## TO DO
Copy all lines below exactly as written. Leave pictures out.

## DATA EXCERPT
>> START
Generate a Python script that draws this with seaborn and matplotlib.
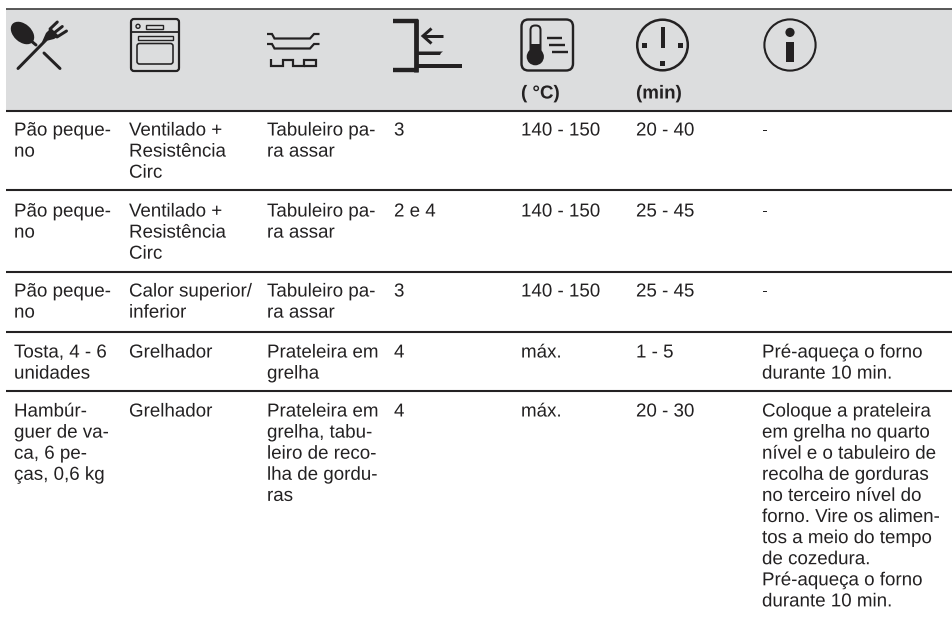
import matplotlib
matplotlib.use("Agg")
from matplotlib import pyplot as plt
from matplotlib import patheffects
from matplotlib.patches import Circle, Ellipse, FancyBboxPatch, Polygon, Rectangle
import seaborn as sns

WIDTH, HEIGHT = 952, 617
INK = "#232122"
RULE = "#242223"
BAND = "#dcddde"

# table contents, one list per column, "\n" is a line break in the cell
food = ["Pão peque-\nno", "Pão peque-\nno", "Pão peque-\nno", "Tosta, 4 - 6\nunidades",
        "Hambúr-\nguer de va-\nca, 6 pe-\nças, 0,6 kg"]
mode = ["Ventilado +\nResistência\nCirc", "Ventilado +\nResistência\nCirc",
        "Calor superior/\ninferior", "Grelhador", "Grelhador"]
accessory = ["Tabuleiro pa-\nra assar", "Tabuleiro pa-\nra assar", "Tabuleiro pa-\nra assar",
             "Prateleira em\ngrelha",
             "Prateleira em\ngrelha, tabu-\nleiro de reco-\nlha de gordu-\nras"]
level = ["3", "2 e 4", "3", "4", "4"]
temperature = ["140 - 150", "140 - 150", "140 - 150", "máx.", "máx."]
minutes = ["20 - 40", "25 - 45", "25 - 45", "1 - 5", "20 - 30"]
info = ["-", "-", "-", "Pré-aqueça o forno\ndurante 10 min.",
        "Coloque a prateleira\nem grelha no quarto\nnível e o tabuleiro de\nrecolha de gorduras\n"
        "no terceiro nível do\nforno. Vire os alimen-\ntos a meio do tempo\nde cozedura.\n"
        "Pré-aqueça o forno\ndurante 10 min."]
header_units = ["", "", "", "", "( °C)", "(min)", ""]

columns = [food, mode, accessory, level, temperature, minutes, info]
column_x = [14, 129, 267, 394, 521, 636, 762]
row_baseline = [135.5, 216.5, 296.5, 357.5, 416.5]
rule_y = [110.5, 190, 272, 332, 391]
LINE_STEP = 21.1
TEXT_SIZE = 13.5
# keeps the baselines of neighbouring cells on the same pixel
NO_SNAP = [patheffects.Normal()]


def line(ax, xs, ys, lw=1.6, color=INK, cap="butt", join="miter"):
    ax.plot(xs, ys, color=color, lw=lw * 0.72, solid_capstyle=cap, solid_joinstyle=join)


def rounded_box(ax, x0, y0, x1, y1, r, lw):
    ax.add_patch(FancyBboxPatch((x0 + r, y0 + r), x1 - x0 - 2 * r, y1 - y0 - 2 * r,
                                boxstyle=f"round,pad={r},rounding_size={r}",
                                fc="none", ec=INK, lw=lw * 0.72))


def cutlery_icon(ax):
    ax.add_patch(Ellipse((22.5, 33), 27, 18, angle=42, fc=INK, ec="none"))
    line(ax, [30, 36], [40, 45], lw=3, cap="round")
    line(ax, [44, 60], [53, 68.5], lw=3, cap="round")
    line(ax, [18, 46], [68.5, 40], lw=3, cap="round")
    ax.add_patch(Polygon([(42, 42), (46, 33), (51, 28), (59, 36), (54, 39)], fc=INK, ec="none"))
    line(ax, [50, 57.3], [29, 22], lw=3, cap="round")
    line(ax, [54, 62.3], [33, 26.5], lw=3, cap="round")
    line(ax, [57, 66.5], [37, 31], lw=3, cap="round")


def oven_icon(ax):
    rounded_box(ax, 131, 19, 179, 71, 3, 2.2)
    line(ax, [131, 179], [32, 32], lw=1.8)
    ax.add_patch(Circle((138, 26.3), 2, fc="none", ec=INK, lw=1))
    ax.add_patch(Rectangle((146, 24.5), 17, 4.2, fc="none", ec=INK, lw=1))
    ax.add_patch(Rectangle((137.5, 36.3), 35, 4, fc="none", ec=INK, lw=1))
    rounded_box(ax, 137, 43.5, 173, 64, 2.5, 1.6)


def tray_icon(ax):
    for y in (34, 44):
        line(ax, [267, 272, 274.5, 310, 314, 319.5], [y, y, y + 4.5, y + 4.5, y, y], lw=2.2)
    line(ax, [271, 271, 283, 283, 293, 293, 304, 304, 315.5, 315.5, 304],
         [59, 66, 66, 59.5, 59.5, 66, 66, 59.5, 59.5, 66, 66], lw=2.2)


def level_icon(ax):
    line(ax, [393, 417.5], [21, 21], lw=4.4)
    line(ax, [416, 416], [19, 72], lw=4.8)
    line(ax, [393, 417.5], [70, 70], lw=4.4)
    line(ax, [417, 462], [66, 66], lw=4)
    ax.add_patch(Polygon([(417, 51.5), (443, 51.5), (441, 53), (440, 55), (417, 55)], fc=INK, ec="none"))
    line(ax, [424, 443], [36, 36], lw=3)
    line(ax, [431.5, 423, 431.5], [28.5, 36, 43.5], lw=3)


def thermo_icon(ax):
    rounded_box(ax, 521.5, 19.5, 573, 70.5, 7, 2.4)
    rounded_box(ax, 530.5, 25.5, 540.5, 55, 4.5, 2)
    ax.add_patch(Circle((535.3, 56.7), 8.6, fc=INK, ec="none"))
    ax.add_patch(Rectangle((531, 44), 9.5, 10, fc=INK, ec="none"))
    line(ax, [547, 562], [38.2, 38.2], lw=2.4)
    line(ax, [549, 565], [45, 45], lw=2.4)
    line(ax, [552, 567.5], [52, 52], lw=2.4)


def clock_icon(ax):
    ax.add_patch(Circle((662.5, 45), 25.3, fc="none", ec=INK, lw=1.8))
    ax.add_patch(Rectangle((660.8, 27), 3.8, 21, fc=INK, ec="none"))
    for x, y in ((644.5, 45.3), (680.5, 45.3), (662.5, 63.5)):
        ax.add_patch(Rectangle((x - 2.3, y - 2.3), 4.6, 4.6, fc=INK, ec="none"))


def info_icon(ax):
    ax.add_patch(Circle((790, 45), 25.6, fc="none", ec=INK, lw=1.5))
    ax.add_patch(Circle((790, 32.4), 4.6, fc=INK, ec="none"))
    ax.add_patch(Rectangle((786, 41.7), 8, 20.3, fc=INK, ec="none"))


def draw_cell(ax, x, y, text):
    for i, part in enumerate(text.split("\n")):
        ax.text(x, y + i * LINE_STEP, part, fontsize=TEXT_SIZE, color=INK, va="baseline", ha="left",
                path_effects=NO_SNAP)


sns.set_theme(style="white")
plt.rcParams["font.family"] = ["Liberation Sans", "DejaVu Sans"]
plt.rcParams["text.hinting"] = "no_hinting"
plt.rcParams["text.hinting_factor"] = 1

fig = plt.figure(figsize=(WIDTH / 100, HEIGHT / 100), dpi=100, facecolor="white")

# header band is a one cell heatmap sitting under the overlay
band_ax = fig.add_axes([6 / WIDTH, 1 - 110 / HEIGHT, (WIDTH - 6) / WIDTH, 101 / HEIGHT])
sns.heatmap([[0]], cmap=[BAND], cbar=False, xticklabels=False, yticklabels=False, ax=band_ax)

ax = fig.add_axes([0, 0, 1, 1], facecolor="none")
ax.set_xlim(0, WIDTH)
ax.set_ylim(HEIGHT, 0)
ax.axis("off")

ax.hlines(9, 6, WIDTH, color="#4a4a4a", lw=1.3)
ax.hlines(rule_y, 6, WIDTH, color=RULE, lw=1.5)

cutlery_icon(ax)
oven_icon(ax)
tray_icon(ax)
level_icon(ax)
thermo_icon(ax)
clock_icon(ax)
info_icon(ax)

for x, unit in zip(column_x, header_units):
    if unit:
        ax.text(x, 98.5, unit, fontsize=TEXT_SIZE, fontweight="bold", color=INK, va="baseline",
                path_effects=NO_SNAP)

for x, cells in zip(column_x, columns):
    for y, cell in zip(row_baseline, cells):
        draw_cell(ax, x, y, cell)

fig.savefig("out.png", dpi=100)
>> END
## THE ANSWER
Generate a Python script that draws this with seaborn and matplotlib.
import matplotlib
matplotlib.use("Agg")
from matplotlib import pyplot as plt
from matplotlib import patheffects
from matplotlib.patches import Circle, Ellipse, FancyBboxPatch, Polygon, Rectangle
import seaborn as sns

WIDTH, HEIGHT = 952, 617
INK = "#232122"
RULE = "#242223"
BAND = "#dcddde"

# table contents, one list per column, "\n" is a line break in the cell
food = ["Pão peque-\nno", "Pão peque-\nno", "Pão peque-\nno", "Tosta, 4 - 6\nunidades",
        "Hambúr-\nguer de va-\nca, 6 pe-\nças, 0,6 kg"]
mode = ["Ventilado +\nResistência\nCirc", "Ventilado +\nResistência\nCirc",
        "Calor superior/\ninferior", "Grelhador", "Grelhador"]
accessory = ["Tabuleiro pa-\nra assar", "Tabuleiro pa-\nra assar", "Tabuleiro pa-\nra assar",
             "Prateleira em\ngrelha",
             "Prateleira em\ngrelha, tabu-\nleiro de reco-\nlha de gordu-\nras"]
level = ["3", "2 e 4", "3", "4", "4"]
temperature = ["140 - 150", "140 - 150", "140 - 150", "máx.", "máx."]
minutes = ["20 - 40", "25 - 45", "25 - 45", "1 - 5", "20 - 30"]
info = ["-", "-", "-", "Pré-aqueça o forno\ndurante 10 min.",
        "Coloque a prateleira\nem grelha no quarto\nnível e o tabuleiro de\nrecolha de gorduras\n"
        "no terceiro nível do\nforno. Vire os alimen-\ntos a meio do tempo\nde cozedura.\n"
        "Pré-aqueça o forno\ndurante 10 min."]
header_units = ["", "", "", "", "( °C)", "(min)", ""]

columns = [food, mode, accessory, level, temperature, minutes, info]
column_x = [14, 129, 267, 394, 521, 636, 762]
row_baseline = [135.5, 216.5, 296.5, 357.5, 416.5]
rule_y = [110.5, 190, 272, 332, 391]
LINE_STEP = 21.1
TEXT_SIZE = 13.5
# keeps the baselines of neighbouring cells on the same pixel
NO_SNAP = [patheffects.Normal()]


def line(ax, xs, ys, lw=1.6, color=INK, cap="butt", join="miter"):
    ax.plot(xs, ys, color=color, lw=lw * 0.72, solid_capstyle=cap, solid_joinstyle=join)


def rounded_box(ax, x0, y0, x1, y1, r, lw):
    ax.add_patch(FancyBboxPatch((x0 + r, y0 + r), x1 - x0 - 2 * r, y1 - y0 - 2 * r,
                                boxstyle=f"round,pad={r},rounding_size={r}",
                                fc="none", ec=INK, lw=lw * 0.72))


def cutlery_icon(ax):
    ax.add_patch(Ellipse((22.5, 33), 27, 18, angle=42, fc=INK, ec="none"))
    line(ax, [30, 36], [40, 45], lw=3, cap="round")
    line(ax, [44, 60], [53, 68.5], lw=3, cap="round")
    line(ax, [18, 46], [68.5, 40], lw=3, cap="round")
    ax.add_patch(Polygon([(42, 42), (46, 33), (51, 28), (59, 36), (54, 39)], fc=INK, ec="none"))
    line(ax, [50, 57.3], [29, 22], lw=3, cap="round")
    line(ax, [54, 62.3], [33, 26.5], lw=3, cap="round")
    line(ax, [57, 66.5], [37, 31], lw=3, cap="round")


def oven_icon(ax):
    rounded_box(ax, 131, 19, 179, 71, 3, 2.2)
    line(ax, [131, 179], [32, 32], lw=1.8)
    ax.add_patch(Circle((138, 26.3), 2, fc="none", ec=INK, lw=1))
    ax.add_patch(Rectangle((146, 24.5), 17, 4.2, fc="none", ec=INK, lw=1))
    ax.add_patch(Rectangle((137.5, 36.3), 35, 4, fc="none", ec=INK, lw=1))
    rounded_box(ax, 137, 43.5, 173, 64, 2.5, 1.6)


def tray_icon(ax):
    for y in (34, 44):
        line(ax, [267, 272, 274.5, 310, 314, 319.5], [y, y, y + 4.5, y + 4.5, y, y], lw=2.2)
    line(ax, [271, 271, 283, 283, 293, 293, 304, 304, 315.5, 315.5, 304],
         [59, 66, 66, 59.5, 59.5, 66, 66, 59.5, 59.5, 66, 66], lw=2.2)


def level_icon(ax):
    line(ax, [393, 417.5], [21, 21], lw=4.4)
    line(ax, [416, 416], [19, 72], lw=4.8)
    line(ax, [393, 417.5], [70, 70], lw=4.4)
    line(ax, [417, 462], [66, 66], lw=4)
    ax.add_patch(Polygon([(417, 51.5), (443, 51.5), (441, 53), (440, 55), (417, 55)], fc=INK, ec="none"))
    line(ax, [424, 443], [36, 36], lw=3)
    line(ax, [431.5, 423, 431.5], [28.5, 36, 43.5], lw=3)


def thermo_icon(ax):
    rounded_box(ax, 521.5, 19.5, 573, 70.5, 7, 2.4)
    rounded_box(ax, 530.5, 25.5, 540.5, 55, 4.5, 2)
    ax.add_patch(Circle((535.3, 56.7), 8.6, fc=INK, ec="none"))
    ax.add_patch(Rectangle((531, 44), 9.5, 10, fc=INK, ec="none"))
    line(ax, [547, 562], [38.2, 38.2], lw=2.4)
    line(ax, [549, 565], [45, 45], lw=2.4)
    line(ax, [552, 567.5], [52, 52], lw=2.4)


def clock_icon(ax):
    ax.add_patch(Circle((662.5, 45), 25.3, fc="none", ec=INK, lw=1.8))
    ax.add_patch(Rectangle((660.8, 27), 3.8, 21, fc=INK, ec="none"))
    for x, y in ((644.5, 45.3), (680.5, 45.3), (662.5, 63.5)):
        ax.add_patch(Rectangle((x - 2.3, y - 2.3), 4.6, 4.6, fc=INK, ec="none"))


def info_icon(ax):
    ax.add_patch(Circle((790, 45), 25.6, fc="none", ec=INK, lw=1.5))
    ax.add_patch(Circle((790, 32.4), 4.6, fc=INK, ec="none"))
    ax.add_patch(Rectangle((786, 41.7), 8, 20.3, fc=INK, ec="none"))


def draw_cell(ax, x, y, text):
    for i, part in enumerate(text.split("\n")):
        ax.text(x, y + i * LINE_STEP, part, fontsize=TEXT_SIZE, color=INK, va="baseline", ha="left",
                path_effects=NO_SNAP)


sns.set_theme(style="white")
plt.rcParams["font.family"] = ["Liberation Sans", "DejaVu Sans"]
plt.rcParams["text.hinting"] = "no_hinting"
plt.rcParams["text.hinting_factor"] = 1

fig = plt.figure(figsize=(WIDTH / 100, HEIGHT / 100), dpi=100, facecolor="white")

# header band is a one cell heatmap sitting under the overlay
band_ax = fig.add_axes([6 / WIDTH, 1 - 110 / HEIGHT, (WIDTH - 6) / WIDTH, 101 / HEIGHT])
sns.heatmap([[0]], cmap=[BAND], cbar=False, xticklabels=False, yticklabels=False, ax=band_ax)

ax = fig.add_axes([0, 0, 1, 1], facecolor="none")
ax.set_xlim(0, WIDTH)
ax.set_ylim(HEIGHT, 0)
ax.axis("off")

ax.hlines(9, 6, WIDTH, color="#4a4a4a", lw=1.3)
ax.hlines(rule_y, 6, WIDTH, color=RULE, lw=1.5)

cutlery_icon(ax)
oven_icon(ax)
tray_icon(ax)
level_icon(ax)
thermo_icon(ax)
clock_icon(ax)
info_icon(ax)

for x, unit in zip(column_x, header_units):
    if unit:
        ax.text(x, 98.5, unit, fontsize=TEXT_SIZE, fontweight="bold", color=INK, va="baseline",
                path_effects=NO_SNAP)

for x, cells in zip(column_x, columns):
    for y, cell in zip(row_baseline, cells):
        draw_cell(ax, x, y, cell)

fig.savefig("out.png", dpi=100)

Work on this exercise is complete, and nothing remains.